■ Required task ■
Copy all lines below exactly as written. Leave pictures out.

● ● ● ●

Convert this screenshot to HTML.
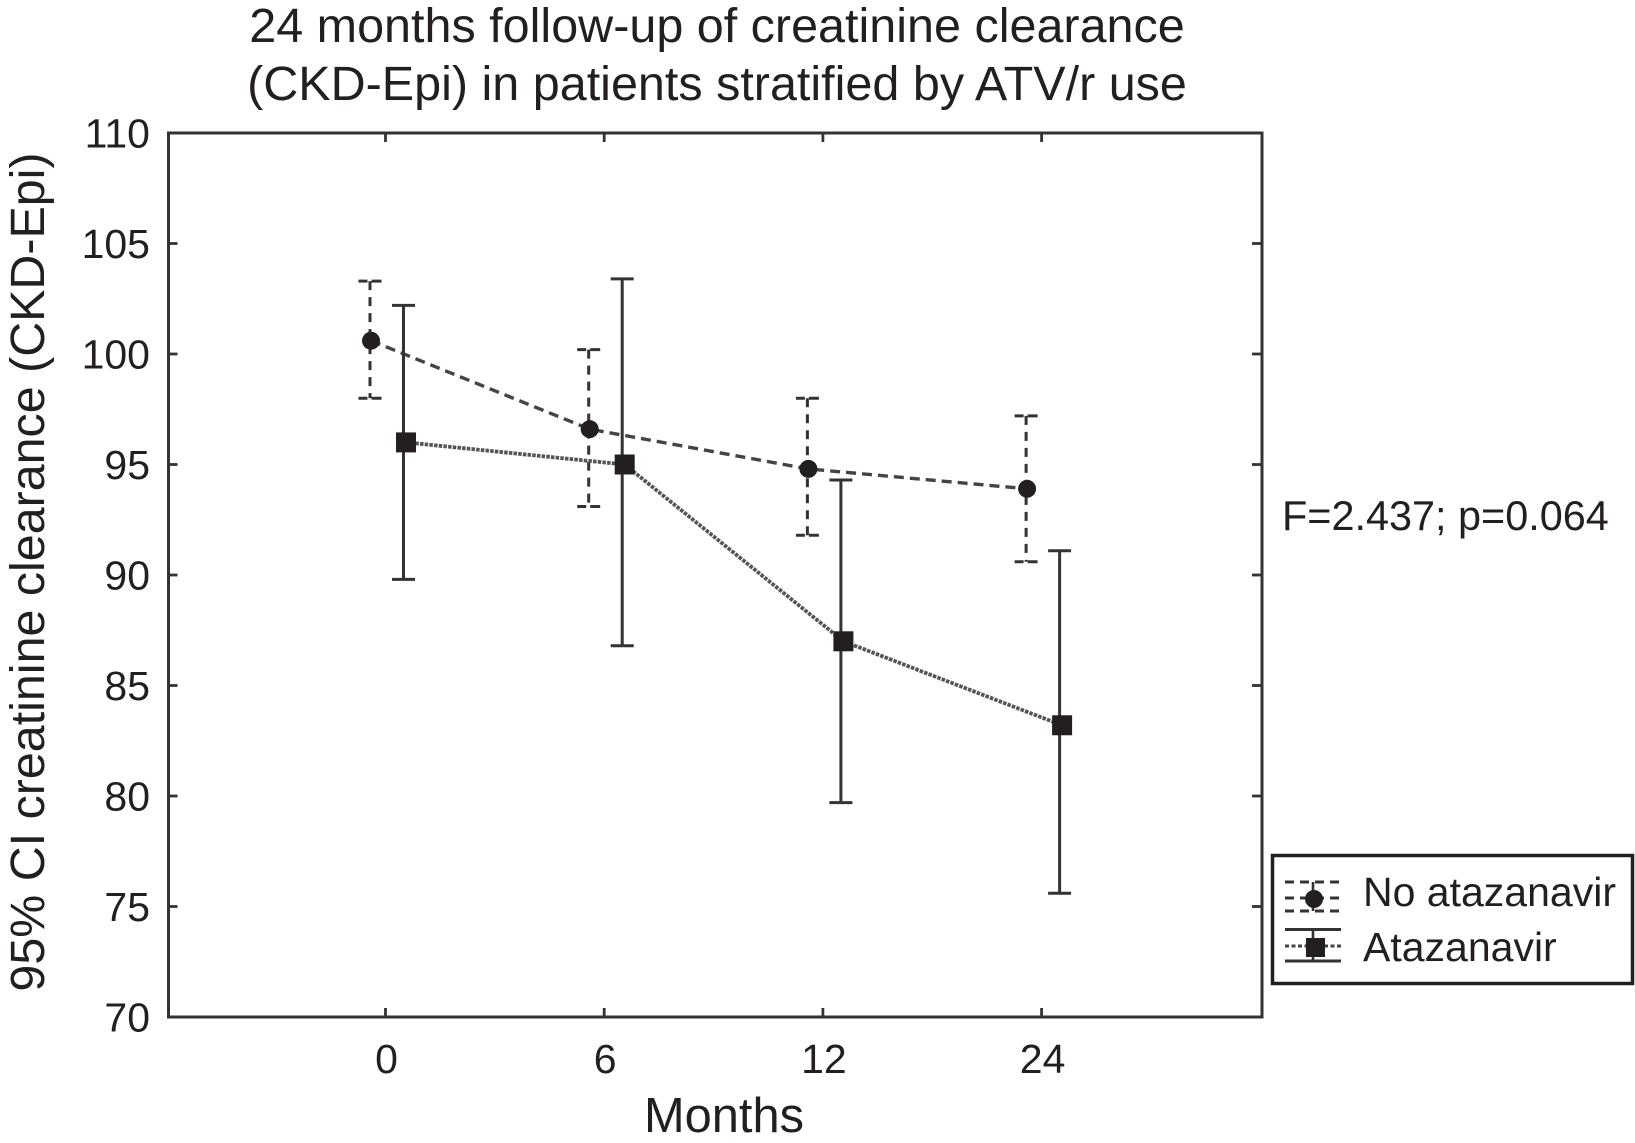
<!DOCTYPE html>
<html lang="en">
<head>
<meta charset="utf-8">
<title>24 months follow-up of creatinine clearance</title>
<style>
html,body{margin:0;padding:0;background:#fff;}
svg{display:block;}
text{font-family:"Liberation Sans",Arial,sans-serif;fill:#231f20;}
</style>
</head>
<body>
<svg id="chart" width="1635" height="1143" viewBox="0 0 1635 1143" xmlns="http://www.w3.org/2000/svg">
  <rect x="0" y="0" width="1635" height="1143" fill="#fff"/>
  <g font-size="48.5" text-anchor="middle">
    <text x="717" y="42">24 months follow-up of creatinine clearance</text>
    <text x="717" y="100">(CKD-Epi) in patients stratified by ATV/r use</text>
  </g>
  <text font-size="48.4" text-anchor="middle" transform="translate(44 572) rotate(-90)">95% CI creatinine clearance (CKD-Epi)</text>
  <text font-size="48.8" text-anchor="middle" x="724" y="1132">Months</text>
  <text font-size="41.4" x="1282" y="530">F=2.437; p=0.064</text>
  <rect x="168.5" y="133" width="1093.5" height="884" fill="none" stroke="#333" stroke-width="3"/>
  <g id="axes"></g>
  <g id="series"></g>
  <g>
    <rect x="1272.5" y="855.5" width="360" height="128" fill="#fff" stroke="#231f20" stroke-width="3.5"/>
    <g>
      <g stroke="#333" stroke-width="3" stroke-dasharray="9 6" fill="none">
        <line x1="1285" y1="882" x2="1341" y2="882"/>
        <line x1="1285" y1="898" x2="1341" y2="898"/>
        <line x1="1285" y1="911" x2="1341" y2="911"/>
      </g>
      <line x1="1313" y1="882" x2="1313" y2="911" stroke="#333" stroke-width="2.6"/>
      <circle cx="1314" cy="899" r="9" fill="#231f20"/>
      <text font-size="41" x="1363" y="906">No atazanavir</text>
    </g>
    <g>
      <line x1="1285" y1="929.5" x2="1341" y2="929.5" stroke="#333" stroke-width="3"/>
      <line x1="1285" y1="961" x2="1341" y2="961" stroke="#333" stroke-width="3"/>
      <line x1="1285" y1="946" x2="1341" y2="946" stroke="#444" stroke-width="3" stroke-dasharray="4 2.5"/>
      <line x1="1313" y1="929.5" x2="1313" y2="961" stroke="#333" stroke-width="2.6"/>
      <rect x="1306" y="938" width="19" height="19" fill="#231f20"/>
      <text font-size="41" x="1363" y="961">Atazanavir</text>
    </g>
  </g>
</svg>
<script>
const categories = ['0', '6', '12', '24'];
const yTicks = [70, 75, 80, 85, 90, 95, 100, 105, 110];

const noAtvMean = [100.6, 96.6, 94.8, 93.9];
const noAtvUpper = [103.3, 100.2, 98.0, 97.2];
const noAtvLower = [98.0, 93.1, 91.8, 90.6];

const atvMean = [96.0, 95.0, 87.0, 83.2];
const atvUpper = [102.2, 103.4, 94.3, 91.1];
const atvLower = [89.8, 86.8, 79.7, 75.6];

const NS = 'http://www.w3.org/2000/svg';
const plot = { left: 168.5, right: 1262, top: 133, bottom: 1017 };
const yMin = 70, yMax = 110;
const firstCatX = 385.5, catStep = 218.7;

function yScale(v) {
  return plot.bottom - (v - yMin) / (yMax - yMin) * (plot.bottom - plot.top);
}
function xScale(i) {
  return firstCatX + i * catStep;
}
function make(tag, parent, props) {
  const node = document.createElementNS(NS, tag);
  for (const k in props) node.setAttribute(k, props[k]);
  parent.appendChild(node);
  return node;
}

const axes = document.getElementById('axes');
const seriesLayer = document.getElementById('series');
const axisStyle = { stroke: '#333', 'stroke-width': 2.8 };

yTicks.forEach(function (t) {
  const y = yScale(t);
  if (t !== yMin && t !== yMax) {
    let el = make('line', axes, Object.assign({ x1: plot.left, x2: plot.left + 9, y1: y, y2: y }, axisStyle));
    
    
    el = make('line', axes, Object.assign({ x1: plot.right - 10, x2: plot.right, y1: y, y2: y }, axisStyle));
    
    
  }
  const label = make('text', axes, { x: 150, y: y + 14.5, 'font-size': 41, 'text-anchor': 'end' });
  label.textContent = String(t);
  
  
});

categories.forEach(function (c, i) {
  const x = xScale(i);
  let el = make('line', axes, Object.assign({ x1: x, x2: x, y1: plot.top, y2: plot.top + 9 }, axisStyle));
  
  
  el = make('line', axes, Object.assign({ x1: x, x2: x, y1: plot.bottom - 9, y2: plot.bottom }, axisStyle));
  
  
  const label = make('text', axes, { x: x + 1, y: 1073, 'font-size': 41, 'text-anchor': 'middle' });
  label.textContent = c;
  
  
});

function drawErrorBars(upper, lower, barOffset, dash, isDashed) {
  upper.forEach(function (u, i) {
    const x = xScale(i) + barOffset;
    const yU = yScale(u);
    const yL = yScale(lower[i]);
    const style = { stroke: '#333', 'stroke-width': 3, fill: 'none' };
    const dashStyle = dash ? { 'stroke-dasharray': dash } : {};
    let el = make('line', seriesLayer, Object.assign({ x1: x, x2: x, y1: yU, y2: yL }, style, dashStyle));
    
    
    el = make('line', seriesLayer, Object.assign({ x1: x - 11.5, x2: x + 11.5, y1: yU, y2: yU }, style, dash ? { 'stroke-dasharray': '9 4 10' } : {}));
    
    
    el = make('line', seriesLayer, Object.assign({ x1: x - 11.5, x2: x + 11.5, y1: yL, y2: yL }, style, dash ? { 'stroke-dasharray': '9 4 10' } : {}));
    
    
  });
}

function linePoints(values, offset) {
  return values.map(function (v, i) { return (xScale(i) + offset) + ',' + yScale(v); }).join(' ');
}

/* No atazanavir series */
drawErrorBars(noAtvUpper, noAtvLower, -15.5, '9 7', true);
const noAtvLine = make('polyline', seriesLayer, {
  points: linePoints(noAtvMean, -14.5), fill: 'none', stroke: '#444', 'stroke-width': 3.4, 'stroke-dasharray': '10 6'
});



/* Atazanavir series */
drawErrorBars(atvUpper, atvLower, 18, null, false);
const atvLine = make('polyline', seriesLayer, {
  points: linePoints(atvMean, 20.5), fill: 'none', stroke: '#555', 'stroke-width': 3.8, 'stroke-dasharray': '3.5 1.2'
});



noAtvMean.forEach(function (v, i) {
  const dot = make('circle', seriesLayer, { cx: xScale(i) - 14.5, cy: yScale(v), r: 9, fill: '#231f20' });
  
  
});
atvMean.forEach(function (v, i) {
  const sq = make('rect', seriesLayer, { x: xScale(i) + 20.5 - 10, y: yScale(v) - 10, width: 20, height: 20, fill: '#231f20' });
  
  
});
</script>
</body>
</html>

● ● ● ●

■ Response for this exercise ■
Convert this screenshot to HTML.
<!DOCTYPE html>
<html lang="en">
<head>
<meta charset="utf-8">
<title>24 months follow-up of creatinine clearance</title>
<style>
html,body{margin:0;padding:0;background:#fff;}
svg{display:block;}
text{font-family:"Liberation Sans",Arial,sans-serif;fill:#231f20;}
</style>
</head>
<body>
<svg id="chart" width="1635" height="1143" viewBox="0 0 1635 1143" xmlns="http://www.w3.org/2000/svg">
  <rect x="0" y="0" width="1635" height="1143" fill="#fff"/>
  <g font-size="48.5" text-anchor="middle">
    <text x="717" y="42">24 months follow-up of creatinine clearance</text>
    <text x="717" y="100">(CKD-Epi) in patients stratified by ATV/r use</text>
  </g>
  <text font-size="48.4" text-anchor="middle" transform="translate(44 572) rotate(-90)">95% CI creatinine clearance (CKD-Epi)</text>
  <text font-size="48.8" text-anchor="middle" x="724" y="1132">Months</text>
  <text font-size="41.4" x="1282" y="530">F=2.437; p=0.064</text>
  <rect x="168.5" y="133" width="1093.5" height="884" fill="none" stroke="#333" stroke-width="3"/>
  <g id="axes"></g>
  <g id="series"></g>
  <g>
    <rect x="1272.5" y="855.5" width="360" height="128" fill="#fff" stroke="#231f20" stroke-width="3.5"/>
    <g>
      <g stroke="#333" stroke-width="3" stroke-dasharray="9 6" fill="none">
        <line x1="1285" y1="882" x2="1341" y2="882"/>
        <line x1="1285" y1="898" x2="1341" y2="898"/>
        <line x1="1285" y1="911" x2="1341" y2="911"/>
      </g>
      <line x1="1313" y1="882" x2="1313" y2="911" stroke="#333" stroke-width="2.6"/>
      <circle cx="1314" cy="899" r="9" fill="#231f20"/>
      <text font-size="41" x="1363" y="906">No atazanavir</text>
    </g>
    <g>
      <line x1="1285" y1="929.5" x2="1341" y2="929.5" stroke="#333" stroke-width="3"/>
      <line x1="1285" y1="961" x2="1341" y2="961" stroke="#333" stroke-width="3"/>
      <line x1="1285" y1="946" x2="1341" y2="946" stroke="#444" stroke-width="3" stroke-dasharray="4 2.5"/>
      <line x1="1313" y1="929.5" x2="1313" y2="961" stroke="#333" stroke-width="2.6"/>
      <rect x="1306" y="938" width="19" height="19" fill="#231f20"/>
      <text font-size="41" x="1363" y="961">Atazanavir</text>
    </g>
  </g>
</svg>
<script>
const categories = ['0', '6', '12', '24'];
const yTicks = [70, 75, 80, 85, 90, 95, 100, 105, 110];

const noAtvMean = [100.6, 96.6, 94.8, 93.9];
const noAtvUpper = [103.3, 100.2, 98.0, 97.2];
const noAtvLower = [98.0, 93.1, 91.8, 90.6];

const atvMean = [96.0, 95.0, 87.0, 83.2];
const atvUpper = [102.2, 103.4, 94.3, 91.1];
const atvLower = [89.8, 86.8, 79.7, 75.6];

const NS = 'http://www.w3.org/2000/svg';
const plot = { left: 168.5, right: 1262, top: 133, bottom: 1017 };
const yMin = 70, yMax = 110;
const firstCatX = 385.5, catStep = 218.7;

function yScale(v) {
  return plot.bottom - (v - yMin) / (yMax - yMin) * (plot.bottom - plot.top);
}
function xScale(i) {
  return firstCatX + i * catStep;
}
function make(tag, parent, props) {
  const node = document.createElementNS(NS, tag);
  for (const k in props) node.setAttribute(k, props[k]);
  parent.appendChild(node);
  return node;
}

const axes = document.getElementById('axes');
const seriesLayer = document.getElementById('series');
const axisStyle = { stroke: '#333', 'stroke-width': 2.8 };

yTicks.forEach(function (t) {
  const y = yScale(t);
  if (t !== yMin && t !== yMax) {
    let el = make('line', axes, Object.assign({ x1: plot.left, x2: plot.left + 9, y1: y, y2: y }, axisStyle));
    
    
    el = make('line', axes, Object.assign({ x1: plot.right - 10, x2: plot.right, y1: y, y2: y }, axisStyle));
    
    
  }
  const label = make('text', axes, { x: 150, y: y + 14.5, 'font-size': 41, 'text-anchor': 'end' });
  label.textContent = String(t);
  
  
});

categories.forEach(function (c, i) {
  const x = xScale(i);
  let el = make('line', axes, Object.assign({ x1: x, x2: x, y1: plot.top, y2: plot.top + 9 }, axisStyle));
  
  
  el = make('line', axes, Object.assign({ x1: x, x2: x, y1: plot.bottom - 9, y2: plot.bottom }, axisStyle));
  
  
  const label = make('text', axes, { x: x + 1, y: 1073, 'font-size': 41, 'text-anchor': 'middle' });
  label.textContent = c;
  
  
});

function drawErrorBars(upper, lower, barOffset, dash, isDashed) {
  upper.forEach(function (u, i) {
    const x = xScale(i) + barOffset;
    const yU = yScale(u);
    const yL = yScale(lower[i]);
    const style = { stroke: '#333', 'stroke-width': 3, fill: 'none' };
    const dashStyle = dash ? { 'stroke-dasharray': dash } : {};
    let el = make('line', seriesLayer, Object.assign({ x1: x, x2: x, y1: yU, y2: yL }, style, dashStyle));
    
    
    el = make('line', seriesLayer, Object.assign({ x1: x - 11.5, x2: x + 11.5, y1: yU, y2: yU }, style, dash ? { 'stroke-dasharray': '9 4 10' } : {}));
    
    
    el = make('line', seriesLayer, Object.assign({ x1: x - 11.5, x2: x + 11.5, y1: yL, y2: yL }, style, dash ? { 'stroke-dasharray': '9 4 10' } : {}));
    
    
  });
}

function linePoints(values, offset) {
  return values.map(function (v, i) { return (xScale(i) + offset) + ',' + yScale(v); }).join(' ');
}

/* No atazanavir series */
drawErrorBars(noAtvUpper, noAtvLower, -15.5, '9 7', true);
const noAtvLine = make('polyline', seriesLayer, {
  points: linePoints(noAtvMean, -14.5), fill: 'none', stroke: '#444', 'stroke-width': 3.4, 'stroke-dasharray': '10 6'
});



/* Atazanavir series */
drawErrorBars(atvUpper, atvLower, 18, null, false);
const atvLine = make('polyline', seriesLayer, {
  points: linePoints(atvMean, 20.5), fill: 'none', stroke: '#555', 'stroke-width': 3.8, 'stroke-dasharray': '3.5 1.2'
});



noAtvMean.forEach(function (v, i) {
  const dot = make('circle', seriesLayer, { cx: xScale(i) - 14.5, cy: yScale(v), r: 9, fill: '#231f20' });
  
  
});
atvMean.forEach(function (v, i) {
  const sq = make('rect', seriesLayer, { x: xScale(i) + 20.5 - 10, y: yScale(v) - 10, width: 20, height: 20, fill: '#231f20' });
  
  
});
</script>
</body>
</html>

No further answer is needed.